● Your instructions
Take the line containing "Clone this chart in Apache ECharts.", the line containing "var yTicks = [0, 50, 100, 150, 200, 250, 300, 350];", and all lines between them, and transcribe them exactly. Leave out pictures.

[Source code of charts]
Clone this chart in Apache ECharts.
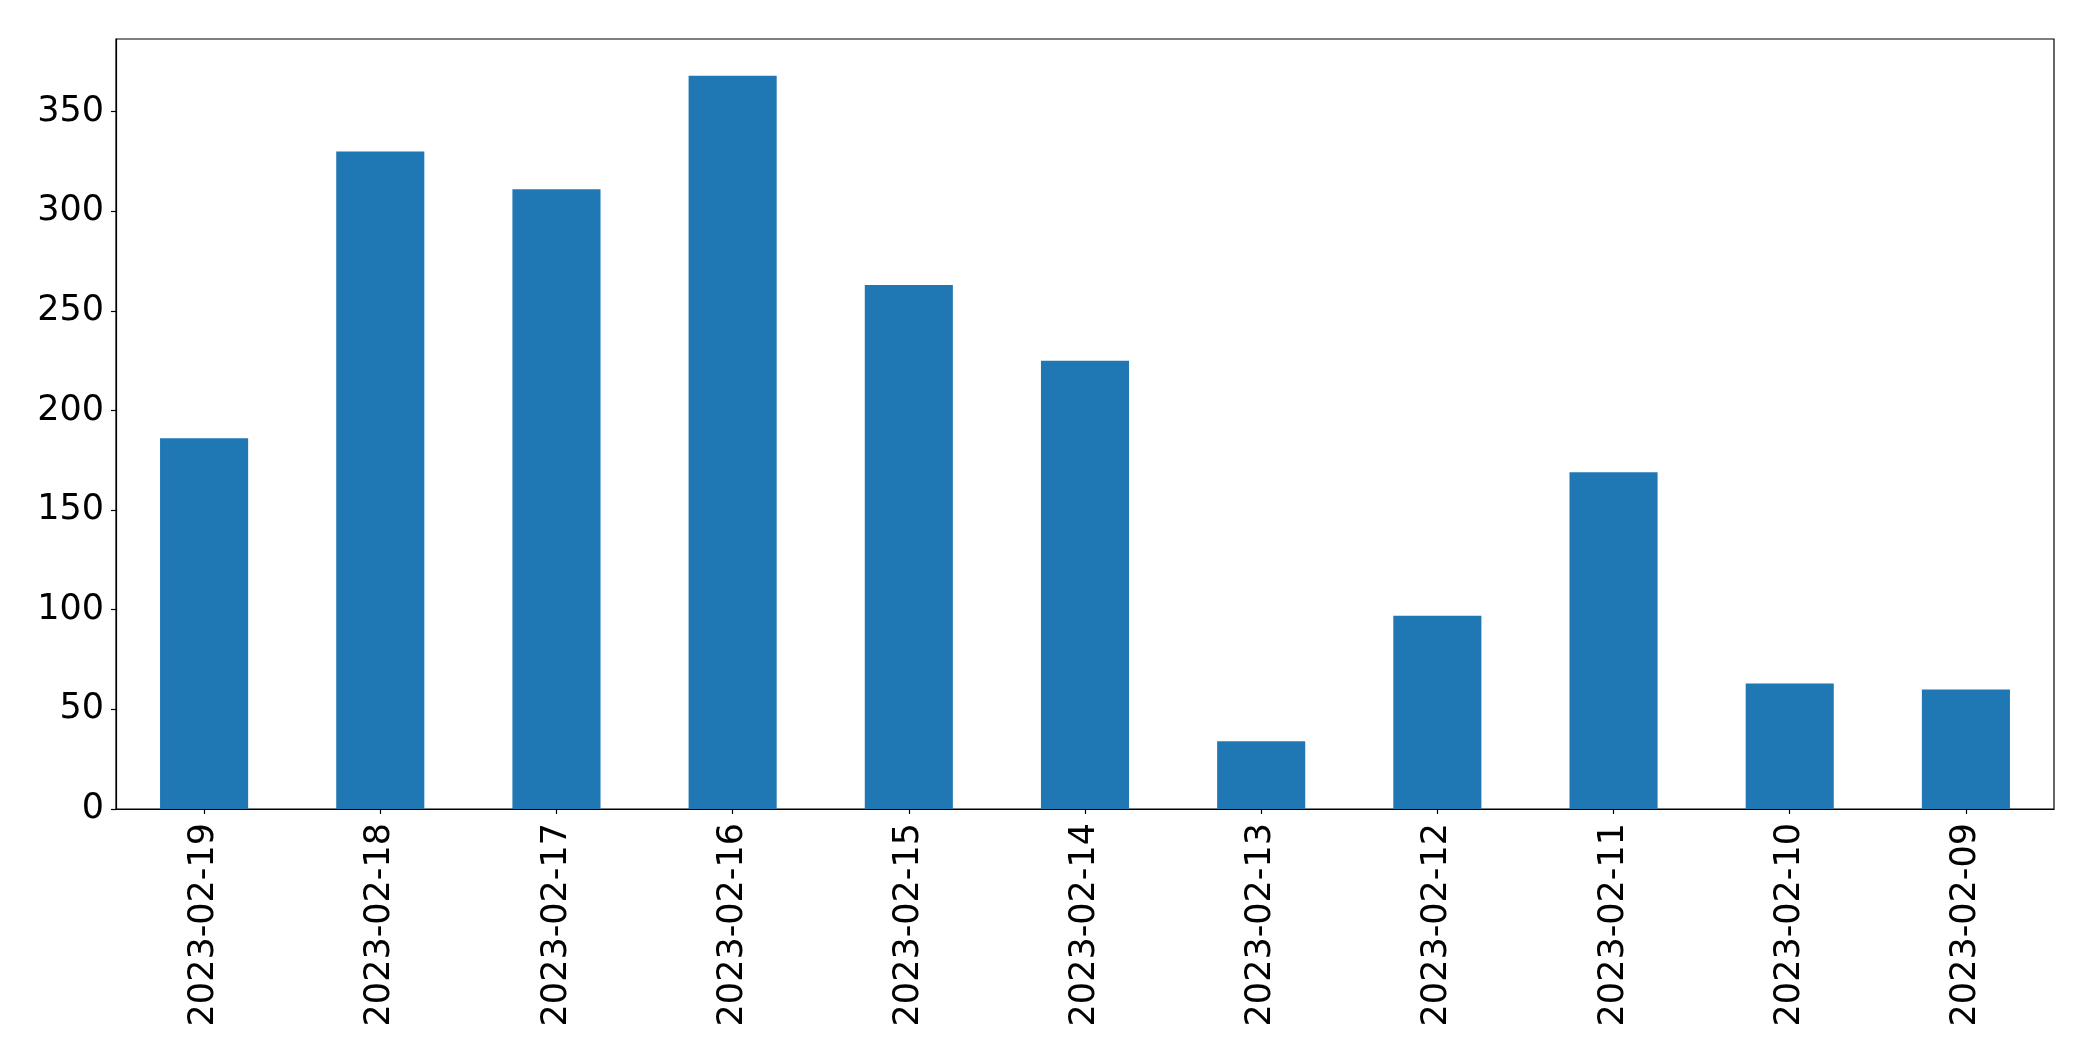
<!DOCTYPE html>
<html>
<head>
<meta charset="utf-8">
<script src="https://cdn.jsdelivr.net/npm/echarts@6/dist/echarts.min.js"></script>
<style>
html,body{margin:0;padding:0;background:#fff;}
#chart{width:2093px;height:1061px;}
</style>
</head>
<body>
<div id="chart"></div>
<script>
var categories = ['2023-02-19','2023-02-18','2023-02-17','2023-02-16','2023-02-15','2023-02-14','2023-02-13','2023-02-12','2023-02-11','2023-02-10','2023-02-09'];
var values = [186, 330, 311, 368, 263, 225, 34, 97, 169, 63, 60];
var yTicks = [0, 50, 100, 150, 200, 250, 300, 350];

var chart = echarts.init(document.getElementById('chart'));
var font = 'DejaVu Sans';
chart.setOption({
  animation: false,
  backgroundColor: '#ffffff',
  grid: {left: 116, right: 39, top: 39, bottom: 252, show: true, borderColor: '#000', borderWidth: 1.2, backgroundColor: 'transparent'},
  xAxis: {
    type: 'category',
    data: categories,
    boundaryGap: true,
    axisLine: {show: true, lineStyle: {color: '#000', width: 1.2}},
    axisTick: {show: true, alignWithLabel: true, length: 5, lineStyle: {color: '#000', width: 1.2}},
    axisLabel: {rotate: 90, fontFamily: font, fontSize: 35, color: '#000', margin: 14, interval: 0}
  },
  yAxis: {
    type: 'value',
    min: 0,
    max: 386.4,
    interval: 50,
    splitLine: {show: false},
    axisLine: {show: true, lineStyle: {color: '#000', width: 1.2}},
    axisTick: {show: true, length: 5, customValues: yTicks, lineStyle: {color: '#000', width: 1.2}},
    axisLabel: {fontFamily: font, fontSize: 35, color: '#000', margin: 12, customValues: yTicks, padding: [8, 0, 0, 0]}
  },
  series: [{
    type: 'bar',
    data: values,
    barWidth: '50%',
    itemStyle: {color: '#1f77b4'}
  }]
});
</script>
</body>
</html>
==
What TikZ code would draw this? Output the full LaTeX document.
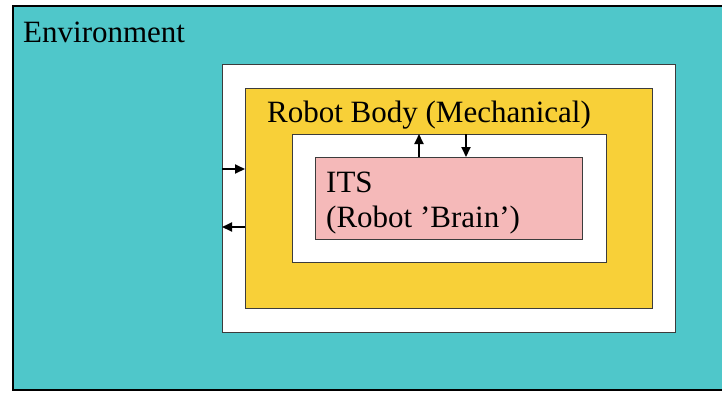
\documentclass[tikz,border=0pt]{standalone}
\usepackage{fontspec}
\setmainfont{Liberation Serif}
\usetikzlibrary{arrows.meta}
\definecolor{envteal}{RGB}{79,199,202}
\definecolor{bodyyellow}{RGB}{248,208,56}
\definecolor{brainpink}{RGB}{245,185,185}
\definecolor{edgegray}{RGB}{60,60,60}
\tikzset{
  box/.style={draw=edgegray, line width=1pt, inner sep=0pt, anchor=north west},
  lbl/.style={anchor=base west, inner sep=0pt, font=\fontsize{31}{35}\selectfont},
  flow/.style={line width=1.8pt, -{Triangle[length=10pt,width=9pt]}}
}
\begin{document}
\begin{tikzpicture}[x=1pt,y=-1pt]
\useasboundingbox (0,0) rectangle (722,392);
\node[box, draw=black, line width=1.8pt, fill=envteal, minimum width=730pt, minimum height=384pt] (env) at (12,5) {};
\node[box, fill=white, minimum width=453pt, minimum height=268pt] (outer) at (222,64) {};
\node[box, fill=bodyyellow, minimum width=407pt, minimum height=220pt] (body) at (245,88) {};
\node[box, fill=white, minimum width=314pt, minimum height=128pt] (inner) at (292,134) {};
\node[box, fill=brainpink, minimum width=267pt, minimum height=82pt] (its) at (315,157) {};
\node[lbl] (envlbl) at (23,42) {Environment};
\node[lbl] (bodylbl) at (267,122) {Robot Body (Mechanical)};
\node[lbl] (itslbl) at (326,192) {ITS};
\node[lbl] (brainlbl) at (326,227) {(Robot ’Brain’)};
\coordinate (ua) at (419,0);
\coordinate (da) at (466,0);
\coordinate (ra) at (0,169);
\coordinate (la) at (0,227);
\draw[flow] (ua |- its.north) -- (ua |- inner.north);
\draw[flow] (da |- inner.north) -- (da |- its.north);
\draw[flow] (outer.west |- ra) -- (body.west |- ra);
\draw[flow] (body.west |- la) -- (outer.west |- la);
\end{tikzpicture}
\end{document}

● Exercise response
Clone this chart in Apache ECharts.
<!DOCTYPE html>
<html>
<head>
<meta charset="utf-8">
<script src="https://cdn.jsdelivr.net/npm/echarts@6/dist/echarts.min.js"></script>
<style>
html,body{margin:0;padding:0;background:#fff;}
#chart{width:2093px;height:1061px;}
</style>
</head>
<body>
<div id="chart"></div>
<script>
var categories = ['2023-02-19','2023-02-18','2023-02-17','2023-02-16','2023-02-15','2023-02-14','2023-02-13','2023-02-12','2023-02-11','2023-02-10','2023-02-09'];
var values = [186, 330, 311, 368, 263, 225, 34, 97, 169, 63, 60];
var yTicks = [0, 50, 100, 150, 200, 250, 300, 350];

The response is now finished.